Judge a rug the way a buyer does.
Knot count, GSM, pile height, backing, fibre — the specifications that decide how a rug behaves and how long it lasts.
The four specifications that matter
1. Fibre
Wool is the default for a reason: it wears, it hides soil, it lasts. Silk is a light-play accent, not a workhorse. Jute, linen, cotton and bamboo silk each have their place.
2. Construction
Hand-knotted lasts generations; hand-tufted lasts 10–20 years; handloom sits between; flatweave has no pile so wear pattern is different. Match the construction to the traffic and the intended life.
Knotted vs tufted, side by side →
3. Knot count (KPSI) — hand-knotted only
| KPSI | What it delivers |
|---|---|
| 60–100 | Solid everyday quality |
| 100–200 | Fine detail available |
| 200–300 | Very fine design, dense pile |
| 300–400+ | Collector's territory |
4. GSM (grams per square metre)
The pile-weight benchmark. Higher GSM = denser pile, better feel underfoot, longer service life. Verified on every piece we make: actual weight ÷ actual area against specification.
How to inspect a rug
- Flip a corner. Look at the back — can you see the pattern? On a hand-knotted rug you should.
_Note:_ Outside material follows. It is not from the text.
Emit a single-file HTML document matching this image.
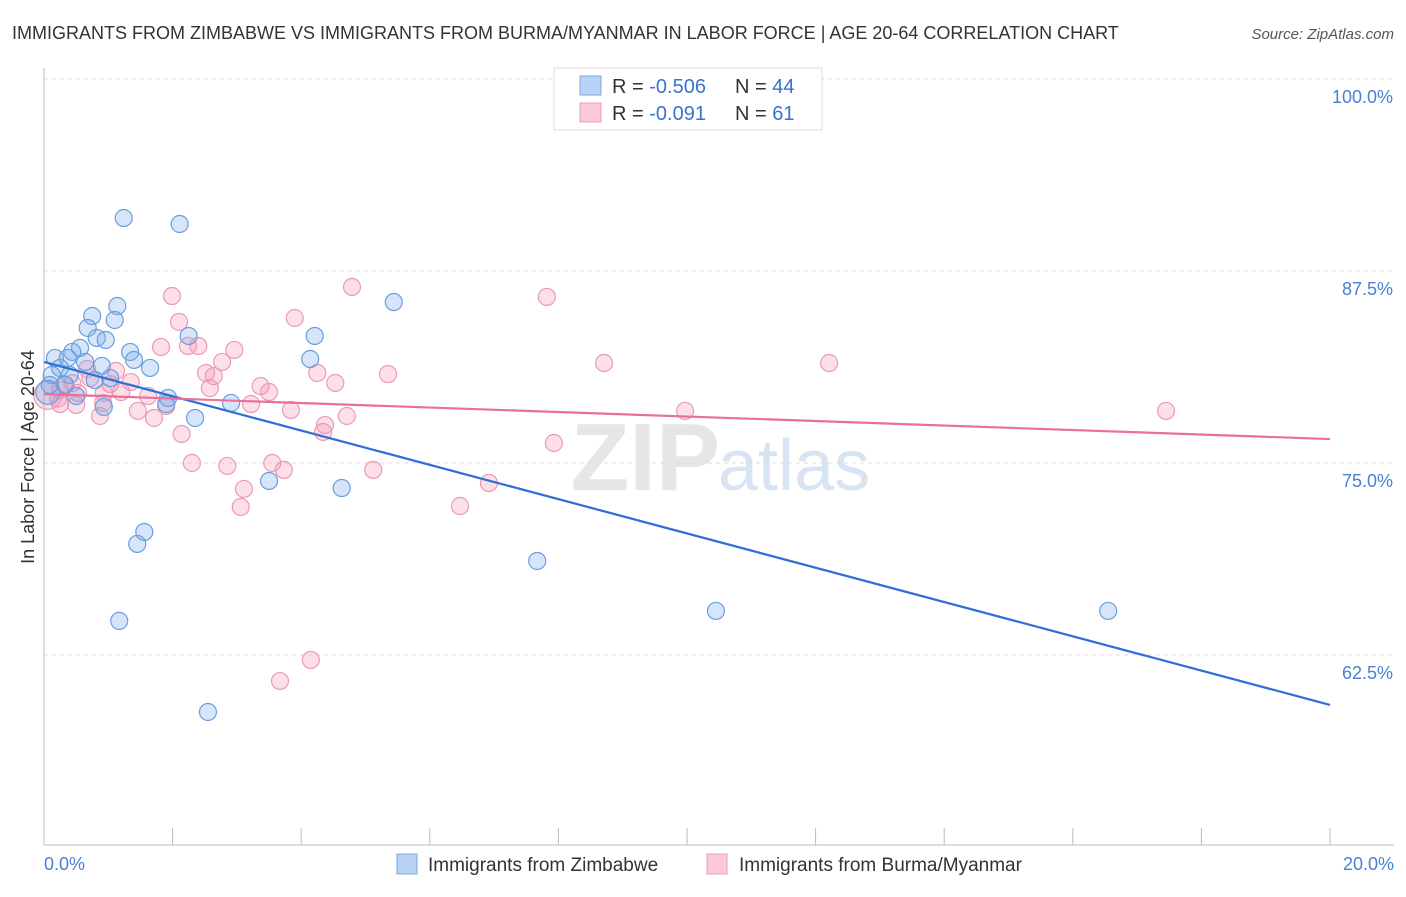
<!DOCTYPE html>
<html><head><meta charset="utf-8"><style>
body{margin:0;background:#fff;font-family:"Liberation Sans",sans-serif;}
svg text{font-family:"Liberation Sans",sans-serif;}
</style></head><body>
<svg id="chart" width="1406" height="892" viewBox="0 0 1406 892">
<text x="12" y="39" font-size="18" fill="#333">IMMIGRANTS FROM ZIMBABWE VS IMMIGRANTS FROM BURMA/MYANMAR IN LABOR FORCE | AGE 20-64 CORRELATION CHART</text>
<text x="1394" y="39" font-size="15" fill="#555" text-anchor="end" font-style="italic">Source: ZipAtlas.com</text>
<text x="720" y="490" font-size="96" fill="#e6e6e6" text-anchor="end" font-family="Liberation Serif" font-weight="bold">ZIP</text>
<text x="718" y="490" font-size="72" fill="#d8e4f3">atlas</text>
<g id="grid"></g>
<g id="axes"></g>
<g id="pts"></g>
<g id="lines"></g>
<text transform="translate(34,457) rotate(-90)" font-size="18" fill="#333" text-anchor="middle">In Labor Force | Age 20-64</text>
<text x="44" y="870" font-size="18" fill="#4a7fd4">0.0%</text>
<text x="1394" y="870" font-size="18" fill="#4a7fd4" text-anchor="end">20.0%</text>
<g>
<rect x="554" y="68" width="268" height="62" fill="#fff" stroke="#ddd"/>
<rect x="580" y="76" width="21" height="19" fill="#b8d3f5" stroke="#7aa8e6"/>
<rect x="580" y="103" width="21" height="19" fill="#fbc8d8" stroke="#ee9bb7"/>
<text x="612" y="93" font-size="20" fill="#333">R = <tspan fill="#3a72d0">-0.506</tspan></text>
<text x="735" y="93" font-size="20" fill="#333">N = <tspan fill="#3a72d0">44</tspan></text>
<text x="612" y="120" font-size="20" fill="#333">R = <tspan fill="#3a72d0"> -0.091</tspan></text>
<text x="735" y="120" font-size="20" fill="#333">N = <tspan fill="#3a72d0"> 61</tspan></text>
</g>
<g>
<rect x="397" y="854" width="20" height="20" fill="#b8d3f5" stroke="#7aa8e6"/>
<text x="428" y="871" font-size="19" fill="#333">Immigrants from Zimbabwe</text>
</g>
<g>
<rect x="707" y="854" width="20" height="20" fill="#fbc8d8" stroke="#ee9bb7"/>
<text x="739" y="871" font-size="19" fill="#333">Immigrants from Burma/Myanmar</text>
</g>
</svg>
<script>
const yTicks=[100,87.5,75,62.5];
const yTickLabels=["100.0%","87.5%","75.0%","62.5%"];
const xTicks=[0,2,4,6,8,10,12,14,16,18,20];
const zimX=[1.24,2.11,5.44,1.14,0.75,1.10,0.68,0.82,0.96,2.25,4.21,0.56,0.44,1.34,4.14,0.17,0.37,0.64,1.40,1.65,0.90,0.25,0.12,0.40,0.79,1.03,0.09,0.33,0.50,1.93,1.90,0.93,2.91,2.35,3.50,4.63,1.56,1.45,7.67,10.45,16.55,1.17,2.55,0.06];
const zimY=[90.95,90.56,85.48,85.22,84.57,84.31,83.79,83.14,83.01,83.27,83.27,82.49,82.23,82.23,81.77,81.84,81.84,81.58,81.71,81.19,81.32,81.19,80.73,80.73,80.40,80.53,80.08,80.08,79.36,79.23,78.84,78.65,78.91,77.93,73.83,73.37,70.51,69.73,68.62,65.37,65.37,64.72,58.79,79.6];
const burX=[4.79,7.82,1.99,2.10,3.90,2.24,2.40,1.82,2.96,8.71,12.21,2.77,2.52,2.64,4.25,5.35,1.12,0.67,1.35,3.37,3.50,4.53,2.58,1.20,1.62,0.93,0.53,0.31,0.25,0.50,0.92,1.46,1.90,3.22,3.84,4.71,9.97,17.45,0.87,1.71,2.14,4.37,4.34,7.93,2.30,2.85,3.55,3.73,5.12,6.92,3.11,3.06,6.47,4.15,3.67,0.06,0.25,0.44,1.03,0.72,0.22];
const burY=[86.46,85.81,85.87,84.18,84.44,82.62,82.62,82.55,82.36,81.51,81.51,81.58,80.86,80.66,80.86,80.79,80.99,81.12,80.27,80.01,79.62,80.21,79.88,79.62,79.36,79.56,79.56,80.14,78.84,78.78,78.91,78.39,78.71,78.84,78.45,78.06,78.39,78.39,78.06,77.93,76.89,77.47,77.02,76.30,75.0,74.81,75.0,74.55,74.55,73.70,73.31,72.14,72.20,62.18,60.81,79.4,79.75,80.2,80.14,80.53,79.2];
const zimTrend=[81.58,59.25];
const burTrend=[79.49,76.56];
const NS='http://www.w3.org/2000/svg';
const X=v=>44+v/20*1286;
const Y=v=>79+(100-v)/12.5*192;
function mk(tag,attrs,parent){const e=document.createElementNS(NS,tag);for(const k in attrs)e.setAttribute(k,attrs[k]);document.getElementById(parent).appendChild(e);return e;}
yTicks.forEach((t,i)=>{
  const l=mk('line',{x1:44,x2:1394,y1:Y(t),y2:Y(t),stroke:'#ddd','stroke-dasharray':'4,4'},'grid');
  
  
  const tx=mk('text',{x:1393,y:Y(t)+24,'font-size':18,fill:'#4a7fd4','text-anchor':'end'},'grid');
  tx.textContent=yTickLabels[i];
  
  
});
const ax=mk('line',{x1:44,x2:1394,y1:845,y2:845,stroke:'#bbb'},'axes');


const ay=mk('line',{x1:44,x2:44,y1:68,y2:845,stroke:'#bbb'},'axes');


xTicks.forEach(t=>{
  const l=mk('line',{x1:X(t),x2:X(t),y1:828,y2:845,stroke:'#bbb'},'axes');
  
  
});
burX.forEach((v,i)=>{
  const c=mk('circle',{cx:X(v),cy:Y(burY[i]),r:i==55?14:8.5,fill:'rgba(244,150,180,0.3)',stroke:'#eb9ab5','stroke-width':1.2},'pts');
  
  
});
zimX.forEach((v,i)=>{
  const c=mk('circle',{cx:X(v),cy:Y(zimY[i]),r:i==43?12:8.5,fill:'rgba(120,170,235,0.3)',stroke:'#6a9ee0','stroke-width':1.2},'pts');
  
  
});
const lz=mk('line',{x1:X(0),x2:X(20),y1:Y(zimTrend[0]),y2:Y(zimTrend[1]),stroke:'#2f6fd6','stroke-width':2.2},'lines');


const lb=mk('line',{x1:X(0),x2:X(20),y1:Y(burTrend[0]),y2:Y(burTrend[1]),stroke:'#e8709a','stroke-width':2.2},'lines');


</script>
</body></html>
- Feel the pile with the palm of your hand. Dense and springy is what you want.
- Ask for the specification. A rug from a serious maker has one.
- Look at the fringe. On hand-knotted work, the fringe is the end of the warp — part of the structure. On machine work, fringes are often sewn on decoratively.
Frequently asked
What is a good knot count for a hand-knotted rug?
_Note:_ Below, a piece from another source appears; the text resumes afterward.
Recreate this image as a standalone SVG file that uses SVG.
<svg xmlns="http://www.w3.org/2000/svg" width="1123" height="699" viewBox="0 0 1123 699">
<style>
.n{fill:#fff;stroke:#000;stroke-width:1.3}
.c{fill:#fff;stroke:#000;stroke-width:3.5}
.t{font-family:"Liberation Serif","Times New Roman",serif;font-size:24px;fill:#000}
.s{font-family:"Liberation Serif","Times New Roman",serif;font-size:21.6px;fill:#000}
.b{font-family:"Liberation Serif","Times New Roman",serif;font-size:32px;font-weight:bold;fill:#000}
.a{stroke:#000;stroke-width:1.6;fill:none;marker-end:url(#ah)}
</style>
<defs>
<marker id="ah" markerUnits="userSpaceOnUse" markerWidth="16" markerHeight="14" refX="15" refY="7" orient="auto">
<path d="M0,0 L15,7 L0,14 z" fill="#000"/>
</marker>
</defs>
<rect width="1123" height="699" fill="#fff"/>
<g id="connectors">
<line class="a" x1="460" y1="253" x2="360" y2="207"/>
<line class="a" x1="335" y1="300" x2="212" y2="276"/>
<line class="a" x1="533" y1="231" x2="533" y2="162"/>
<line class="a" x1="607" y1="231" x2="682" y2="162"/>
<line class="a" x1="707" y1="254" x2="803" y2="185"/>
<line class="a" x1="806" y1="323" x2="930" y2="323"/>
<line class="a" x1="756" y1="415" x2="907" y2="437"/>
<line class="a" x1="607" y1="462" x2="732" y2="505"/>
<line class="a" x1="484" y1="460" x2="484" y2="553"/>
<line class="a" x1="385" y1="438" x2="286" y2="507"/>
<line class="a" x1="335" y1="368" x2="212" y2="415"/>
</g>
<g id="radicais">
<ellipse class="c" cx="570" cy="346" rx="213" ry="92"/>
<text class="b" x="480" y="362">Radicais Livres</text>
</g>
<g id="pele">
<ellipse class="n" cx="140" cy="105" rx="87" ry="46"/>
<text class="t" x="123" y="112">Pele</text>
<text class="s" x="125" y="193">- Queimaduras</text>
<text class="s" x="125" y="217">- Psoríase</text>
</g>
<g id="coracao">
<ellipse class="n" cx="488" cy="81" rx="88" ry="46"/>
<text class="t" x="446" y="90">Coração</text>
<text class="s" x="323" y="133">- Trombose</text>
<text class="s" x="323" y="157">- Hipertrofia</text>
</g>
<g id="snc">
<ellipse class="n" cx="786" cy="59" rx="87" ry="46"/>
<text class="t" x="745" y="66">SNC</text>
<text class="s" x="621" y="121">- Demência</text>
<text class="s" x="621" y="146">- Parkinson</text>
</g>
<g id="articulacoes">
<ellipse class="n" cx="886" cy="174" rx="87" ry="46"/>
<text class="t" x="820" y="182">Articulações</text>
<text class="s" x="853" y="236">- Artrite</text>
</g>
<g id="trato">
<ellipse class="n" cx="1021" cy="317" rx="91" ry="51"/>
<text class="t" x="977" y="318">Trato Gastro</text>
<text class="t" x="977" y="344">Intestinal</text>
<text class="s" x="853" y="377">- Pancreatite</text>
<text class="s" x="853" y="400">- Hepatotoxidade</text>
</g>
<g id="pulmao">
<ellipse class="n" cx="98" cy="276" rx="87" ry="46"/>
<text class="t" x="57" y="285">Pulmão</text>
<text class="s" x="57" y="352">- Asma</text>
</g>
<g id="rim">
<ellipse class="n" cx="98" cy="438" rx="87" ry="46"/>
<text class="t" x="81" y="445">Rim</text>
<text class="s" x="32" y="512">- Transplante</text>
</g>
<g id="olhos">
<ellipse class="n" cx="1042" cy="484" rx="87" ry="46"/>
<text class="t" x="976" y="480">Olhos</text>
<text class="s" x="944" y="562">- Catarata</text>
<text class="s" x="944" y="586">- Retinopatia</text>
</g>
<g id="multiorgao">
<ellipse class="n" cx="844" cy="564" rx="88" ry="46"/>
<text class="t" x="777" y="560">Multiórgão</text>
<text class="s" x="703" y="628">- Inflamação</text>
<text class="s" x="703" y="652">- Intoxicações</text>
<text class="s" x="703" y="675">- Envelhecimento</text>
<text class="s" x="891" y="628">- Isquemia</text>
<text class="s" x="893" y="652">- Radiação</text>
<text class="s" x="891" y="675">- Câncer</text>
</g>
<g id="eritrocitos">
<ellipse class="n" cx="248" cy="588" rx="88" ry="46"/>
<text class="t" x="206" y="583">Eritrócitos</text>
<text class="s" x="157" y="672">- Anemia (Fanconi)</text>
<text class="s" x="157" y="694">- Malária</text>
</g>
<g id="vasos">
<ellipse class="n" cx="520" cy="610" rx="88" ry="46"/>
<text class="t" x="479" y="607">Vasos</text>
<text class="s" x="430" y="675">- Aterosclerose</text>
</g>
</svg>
100 KPSI is a solid quality rug; 200 KPSI is fine; 300+ KPSI is very fine, allowing intricate design detail. Knot count matters only for hand-knotted work — tufted, handloom and flatweave rugs are measured by GSM and pile height instead.
What is GSM and why does it matter?
GSM (grams per square metre) is the weight of pile material per square metre of rug — the most objective measure of how much material a rug contains. A higher GSM generally means denser pile, better underfoot feel and longer wear.
How do I judge a rug in a showroom?
Bend a corner and look at the back: for hand-knotted, the pattern should be visible on the reverse and the knots should look individually tied. Feel the pile: dense, springy, uniform. Ask for the specification: fibre, construction, KPSI or GSM, backing. If the seller can't answer, the rug is probably a machine goods.